I come from a retail background and I enjoyed the mall in my day, it is true. I do miss consumption sometimes. Finding myself without an income in the middle of a ginormous economic crisis was not what I had in mind for my life. At the holidays last year, I wanted so desperately to retain my normal. I felt in shock about how the heck I was going to keep going for my three kids and get this figured out.
In the year since then, I've realized a few things and I'm gonna share those now:
1. Presence, not presents, make the holidays. While having less income means less presents, it means my husband and I are available more often for our children. My kids want my attention and focus more than they really want that toy they'll play with five times and then discard.
2. Family togetherness is fun. I've noticed this year that we do more chores together as a family now and sing often while we do them. We all make up silly songs as part of our daily lives and we love to sing. So now that we are home more and at the mall/movies/activity less, we sing more. We also drum, play games, create shows, watch Youtube, etc. as a family. It's more enjoyable than I knew coming into this. Sometimes I feel stressed about the not-working thing and feel like an irresponsible parent. Then I go cook something with my kids and I feel better.
3. Traditions are what makes a family. My kids are coming up with all sorts of things we do "every year" now. It is awesome and fun. We like to spread cheer and joy as a family and I'm noticing that the kids are picking up on some of my habits like going to malls this time of year and just being cheery to stressed out shoppers. My daughters have favorite recipes now and various ideas about what happens when. These little traditions we make will be what they remember more than the absence of the latest toy.
4. Giving Back gives back to you, too. Last year we were getting food from a food bank and my kids, husband and I had to work through that for ourselves. We appreciated the joy in a can we got every time we got food there. The help we received gave us great joy when we needed it most. This year, my girls have been involved with making sure we donate toys and food when we can and we've enjoyed spreading joy in this way. Since we've had some funds this year, we make sure to buy an extra here and there. The girls feel strongly about these donations and so do I. It feels good to help others the way we have been helped. I have hold fast to the idea with my kids that there's always someone who needs our help in this world. This perspective has helped us all weather this crazy year of change.
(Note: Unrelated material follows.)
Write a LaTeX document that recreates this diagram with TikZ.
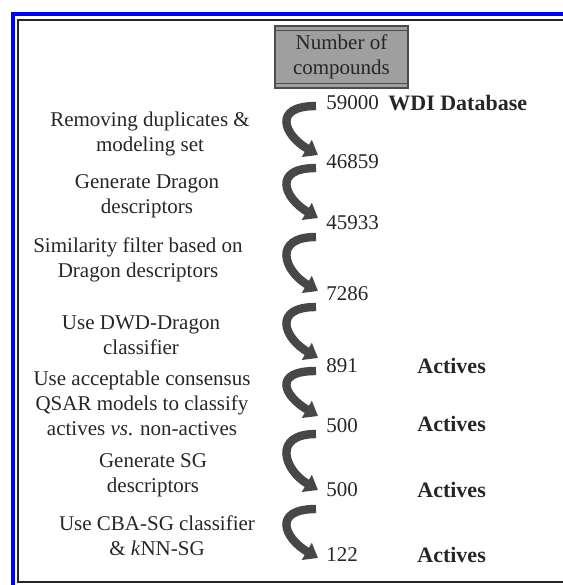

5. Count your blessings. My family has a lot of resources that other families don't have. We are very fortunate in so many ways. I try to remember that when I want to feel whiny. But more than just realizing that it could be worse, I also have been trying to honor the many people in our lives that help us in ways large and small. This journey of not having an income has been rough, and I wouldn't have made it through without the support in my life that we do have. I've also had to learn to open my mouth and ask for help too. Blessings don't read minds.
I'm looking forward to a week of joy with my family and friends. We have a dear friend who found a new place and is moving this week and we'll be spending some time in the karmic moving continuum. We'll also be playing with our kids, spending time with extended family, working on our own writing careers and looking for ways to earn income so we can live to tell the tale.